FAA nixes Bellevue-area airport site

2 sites in southern Blaine County still under consideration


By PAT MURPHY
Express Staff Writer

A candidate site in the Bellevue Triangle for a new airport has been eliminated from consideration, leaving only two areas for continued study, the Federal Aviation Administration announced Thursday.

Site 4, located generally east of state Highway 75 and north of U.S. Highway 20, was nixed because of terrain that would prevent aircraft from making Category No. 1 instrument landing approaches with minimums of 200-foot ceilings and half-mile horizontal visibility, the parameters used by pilots for deciding whether to continue landing or to abort.

The planned replacement for Friedman Memorial Airport is to include a state-of-the-art, all-weather landing system vastly superior to Friedman's relatively primitive navigation aids, which prevent commercial airlines from landing or taking off in lowered ceilings or poor horizontal visibility.

In announcing the elimination of Site 4, FAA program manager Cayla Morgan also said a draft Environmental Impact Statement scheduled for release this summer is being postponed until early 2011. Morgan said more research at the two remaining candidate sites—Site 12, just inside Blaine County east of the Camas County line and along the north side of U.S. Highway 20, and Site 10-A, in southern Blaine County east of Highway 75—is needed to refine ground data involved in determining costs of construction.

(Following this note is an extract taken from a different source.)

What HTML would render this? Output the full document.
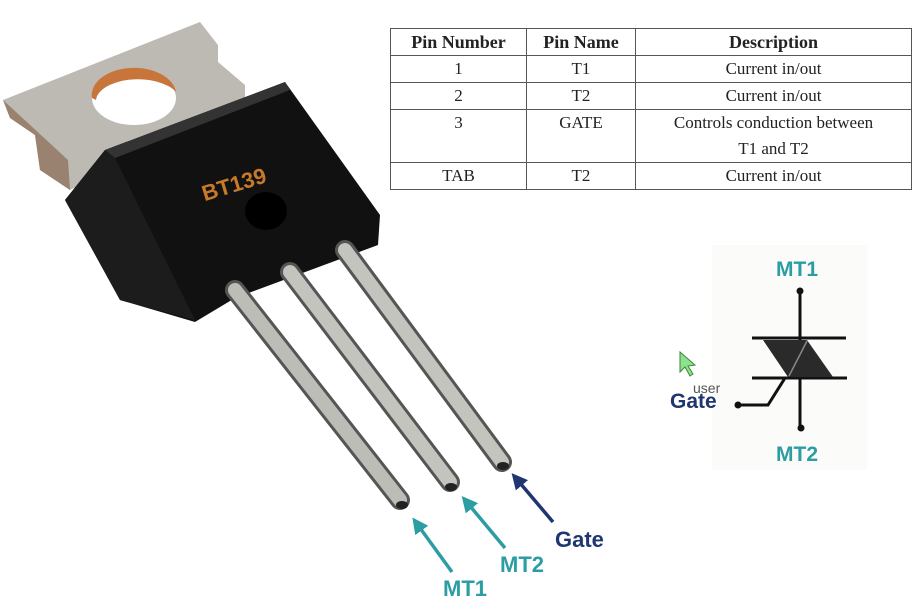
<!DOCTYPE html>
<html><head><meta charset="utf-8"><style>
body{margin:0;width:917px;height:602px;background:#fff;overflow:hidden;position:relative;font-family:"Liberation Sans",sans-serif}
table{position:absolute;left:390px;top:28px;width:522px;border-collapse:collapse;font-family:"Liberation Serif",serif;font-size:17px;color:#222}
td,th{border:1.5px solid #555;text-align:center;padding:0;line-height:26px}
th{font-weight:bold;font-size:18px}
</style></head><body>
<svg width="917" height="602" style="position:absolute;left:0;top:0">
<defs>
<marker id="at" markerWidth="16" markerHeight="16" refX="3" refY="8" orient="auto" markerUnits="userSpaceOnUse"><path d="M0,0 L16,8 L0,16 z" fill="#2b9da3"/></marker>
<marker id="an" markerWidth="16" markerHeight="16" refX="3" refY="8" orient="auto" markerUnits="userSpaceOnUse"><path d="M0,0 L16,8 L0,16 z" fill="#1f3670"/></marker>
</defs>
<!-- tab -->
<polygon points="3,100 200,22 218,45 218,62 245,85 245,100 70,190 40,170 35,135 10,118" fill="#bdbab3"/>
<polygon points="3,100 10,118 35,135 40,170 70,190 68,160" fill="#9a8270"/>
<ellipse cx="134" cy="98" rx="42" ry="27" fill="#fff"/>
<path d="M92,98 A42,27 0 0 1 176,92 A42,22 0 0 0 96,100 z" fill="#c8753c"/>
<!-- body -->
<polygon points="65,200 105,150 285,82 380,215 378,245 235,298 195,322 120,300" fill="#111"/>
<polygon points="105,150 285,82 290,90 115,158" fill="#333"/>
<polygon points="65,200 105,150 115,158 195,320 120,300" fill="#1c1c1c"/>
<text x="200" y="190" font-size="22" font-weight="bold" fill="#c87a2a" transform="rotate(-17 240 180)">BT139</text>
<ellipse cx="266" cy="211" rx="21" ry="19" fill="#000"/>
<!-- leads -->
<g stroke-linecap="round">
<line x1="235" y1="290" x2="400" y2="500" stroke="#555" stroke-width="20"/>
<line x1="235" y1="290" x2="400" y2="500" stroke="#bdbdb7" stroke-width="14"/>
<line x1="290" y1="272" x2="450" y2="482" stroke="#555" stroke-width="20"/>
<line x1="290" y1="272" x2="450" y2="482" stroke="#c4c4be" stroke-width="14"/>
<line x1="345" y1="250" x2="502" y2="462" stroke="#555" stroke-width="20"/>
<line x1="345" y1="250" x2="502" y2="462" stroke="#c4c4be" stroke-width="14"/>
</g>
<ellipse cx="402" cy="505" rx="6" ry="4" fill="#222"/>
<ellipse cx="451" cy="487" rx="6" ry="4" fill="#222"/>
<ellipse cx="503" cy="466" rx="6" ry="4" fill="#222"/>
<!-- arrows -->
<line x1="452" y1="572" x2="420" y2="528" stroke="#2b9da3" stroke-width="3.5" marker-end="url(#at)"/>
<line x1="505" y1="548" x2="470" y2="506" stroke="#2b9da3" stroke-width="3.5" marker-end="url(#at)"/>
<line x1="553" y1="522" x2="520" y2="483" stroke="#1f3670" stroke-width="3.5" marker-end="url(#an)"/>
<g font-weight="bold" font-size="22">
<text x="443" y="596" fill="#2b9da3">MT1</text>
<text x="500" y="572" fill="#2b9da3">MT2</text>
<text x="555" y="547" fill="#1f3670">Gate</text>
</g>
<!-- symbol -->
<rect x="712" y="245" width="155" height="225" fill="#fbfbfa"/>
<line x1="800" y1="291" x2="800" y2="428" stroke="#111" stroke-width="3"/>
<circle cx="800" cy="291" r="3.5" fill="#111"/><circle cx="801" cy="428" r="3.5" fill="#111"/>
<line x1="752" y1="338" x2="846" y2="338" stroke="#111" stroke-width="3"/>
<line x1="752" y1="378" x2="847" y2="378" stroke="#111" stroke-width="3"/>
<polygon points="763,340 807,340 788,377" fill="#2a2a2a"/>
<polygon points="807,340 788,377 833,377" fill="#2a2a2a"/>
<line x1="807" y1="341" x2="789" y2="376" stroke="#888" stroke-width="1.5"/>
<polyline points="738,405 768,405 785,378" fill="none" stroke="#111" stroke-width="3"/>
<circle cx="738" cy="405" r="3.5" fill="#111"/>
<g font-weight="bold" font-size="21">
<text x="776" y="276" fill="#2b9da3">MT1</text>
<text x="776" y="461" fill="#2b9da3">MT2</text>
<text x="670" y="408" fill="#1f3670">Gate</text>
</g>
<text x="693" y="393" font-size="14" fill="#555">user</text>
<polygon points="680,352 680,372 685,367 690,376 693,374 688,366 695,365" fill="#8fe08f" stroke="#3a8a3a" stroke-width="1"/>
</svg>
<table>
<tr><th style="width:135px">Pin Number</th><th style="width:108px">Pin Name</th><th>Description</th></tr>
<tr><td>1</td><td>T1</td><td>Current in/out</td></tr>
<tr><td>2</td><td>T2</td><td>Current in/out</td></tr>
<tr><td style="vertical-align:top">3</td><td style="vertical-align:top">GATE</td><td>Controls conduction between<br>T1 and T2</td></tr>
<tr><td>TAB</td><td>T2</td><td>Current in/out</td></tr>
</table>
</body></html>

The EIS is being conducted by consultants Landrum and Brown under supervision of the FAA.

Morgan also said airport layout plans, vicinity land-use plans and reuse plans for the present airport would be posted on a special website, www.airportsites.net/SUN-EIS/default.htm.

Ironically, when it was included in a list of potential new airport locations, Site 4 attracted the most opposition of any locales and the most support.

Objectors basically were from the Bellevue area and ranch owners farther to the south. Some critics said a runway there would be flooded.

Support came from north-valley interests that insist that any new airport farther south than the Bellevue Triangle would harm the local economy because of road travel times to valley lodging.

As for Site 12, it embodies one unique feature: If it were selected, Highway 20 would need to be relocated and rebuilt for several miles because of its proximity to the runway.

The FAA has said Friedman is not compliant with federal standards and must be reconfigured or relocated. The Friedman Memorial Airport Authority is moving ahead with plans to relocate the facility.